Bersih Desa Sendang Bejen, Cara Warga Merawat Tradisi dan Mengurai Ingatan Kolektif Budaya Leluhur

Penampakan Bersih Desa Sendang Bejen. (Suroto) (/Fokusjateng.com)

FOKUSJATENG – KARANGANYAR – Ada banyak cara dan unik untuk mengingat dan merawat ingatan kolektif mengenai budaya leluhur. Salah satunya gelaran ritual bersih desa yang bertujuan mengungkapkan rasa syukur warga masyarakat kepada Tuhan sekaligus media pengingat suri tauladan para leluhur.

Salah satunya gelaran budaya Bersin Dusun yang digelar di Kampung Dawe, Mojoroto, Mojogedang Karanganyar, di mana puluhan warga setempat sejak Jumat pagi (16/8/2019) mempersiapkan prosesi bersih desa di halaman Sendang Bejen yang terletak tepat di tengah Desa Mojoroto.

Sejumlah warga Dusun Dawe, Desa Mojoroto, Kecamatan Mojogedang, Karanganyar, terlihat membawa gunungan kecil yang berisi sayur-mayur dan jodang (tempat berisi makanan) yang dipanggul. Selain itu nampak puluhan pemuda berjalan tapi membawa bendera merah putih mengiringi arak arakan gunungan menuju Sendang Bejen.

Rombongan tersebut mengenakan pakaian khas Jawa baik pria dan wanita, berjalan sekitar 500 meter menuju lokasi acara bersih dusun yang berlokasi di sendang desa yang oleh sebagian masyarakat disebut sebagai petilasan Raden Mas Said atau Pangeran Sambernyawa.

Konon ceritanya Sendang Bejen merupakan tempat peristirahatan Raden Mas said beserta prajuritnya usai melakukan serangan dadakan terhadap tentara VOC Belanda. Selain itu menurut juru kunci Sendang Dawe, Suratno tempat tersebut juga merupakan markas rahasia Pangeran Sambernyowo.
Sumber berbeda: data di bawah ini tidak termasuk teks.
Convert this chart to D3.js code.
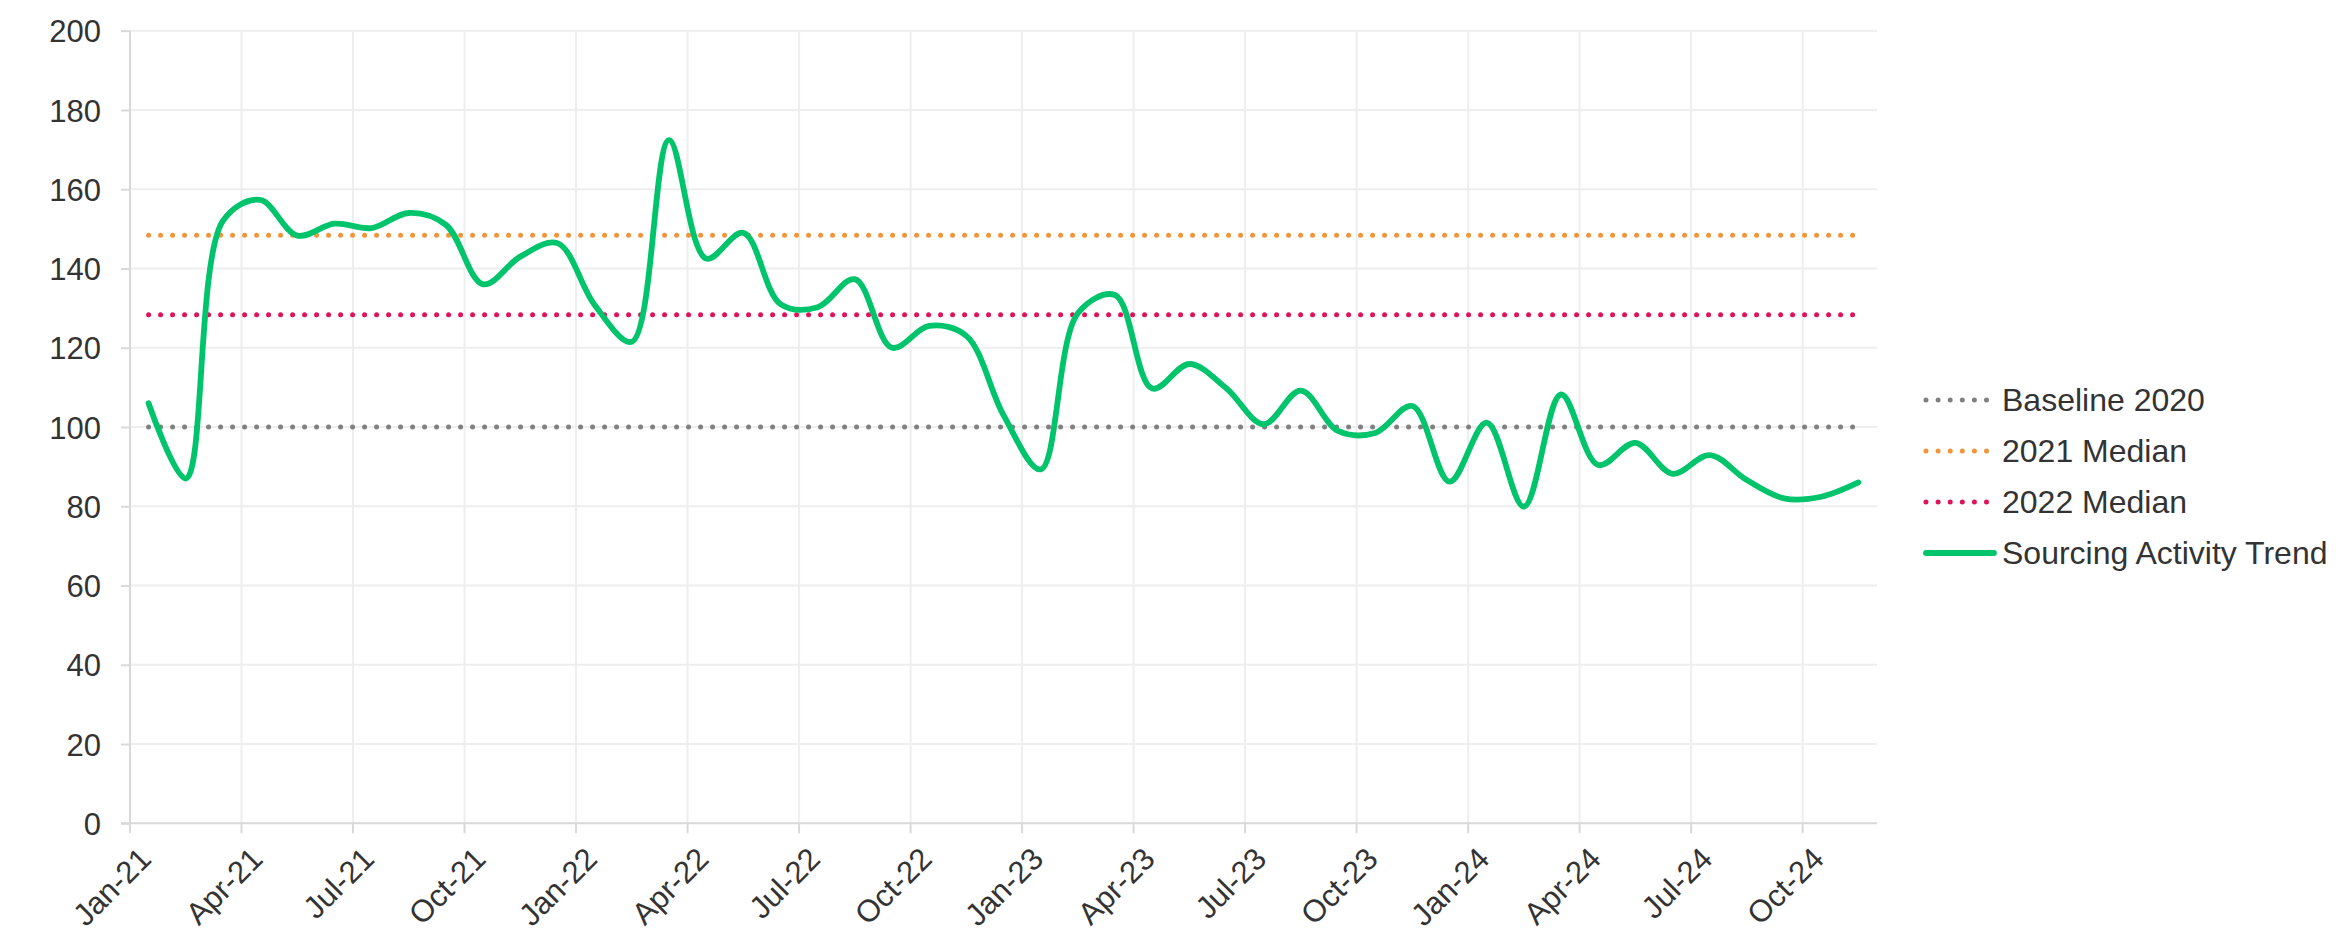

“Menurut para orang tua dan pinisepuh ndusun Dawe tempat ini juga menjadi markas rahasia Pangeran Sambernyawa untuk menyusun strategi perang melawan Belanda,” ujarnya.

Sementara itu kepala Desa Mojoroto, Ngatman memaparkan, acara bersih dusun ini merupakan teradisi turun temurun di desa setempat. Pihak Pemerinta desa akan terus berupaya untuk melestarikan tradisi tersebut.

“Acara bersih dusun ini dilakukan untuk nguri-uri, mempertahankan tradisi dan budaya leluhur yang sudah ada sejak jaman dahulu,” jelasnya

Selain itu Ngatman juga sedikit mengulas tentang sejarah sendang Bejen. Dulunya sendang Bejen berdasarkan cerita turun-temurun sendang tersebut sering digunakan Pangeran Sambernyawa untuk ‘menyepi’ dan memikirkan strategi perang seperti apa yang akan digunakan melawan tentara Kompeni (Belanda) sekitar tahun 1743.

“Dulunya tempat ini mencari inspirasi terkait strategi perang yang akan dilaksanakan,” paparnya Jumat (16/8) siang.

Ngatman juga mengungkapkan, masyarakat datang ke Sendang Bejen saat ini semakin banyak. Dan pihaknya ingin membuat lokasi wisata ziarah di tanah seluas 5000 meter persegi ini. Salah satunya juga ingin menghidupkan perekonomian masyarakat di sekitarnya.

“Nantinya sendang Bejen akan dikemas lebih baik lagi untuk menarik banyak wisatawan,” imbuhnya.
Lebih lanjut Ngatman menambahkan, sampai saat ini setiap malam Jumat lokasi wisata sendang Bejen ramai dikunjungi sebagai lokasi wisata ziarah untuk meditasi dan memanjatkan permohonan.

“Saat ini sendang Bejen sudah mulai dibangun lebih baik lagi, dengan beragam ornamen payung juga lampiran dan lampu warna-warni,” lanjut Ngatman.

Ngatman juga menyebut dulunya Sendang Bejen ditumbuhi banyak pohon-pohon besar. Sayang saat ini hanya menyisakan beberapa pohon yang tinggi dan usianya juga sudah cukup tua. Ada satu pohon yang usianya diperkirakan lebih dari 300 tahun. Pohon tersebut dipercaya muncul setelah Raden Mas Said membuang buah nangka yang dimakannya di lokasi tersebut.

“Itu pohon yang posisinya jatuh konon sudah ada sejak jaman Pangeran Sambernyawa. Usianya sudah ratusan tahun,” pungkasnya.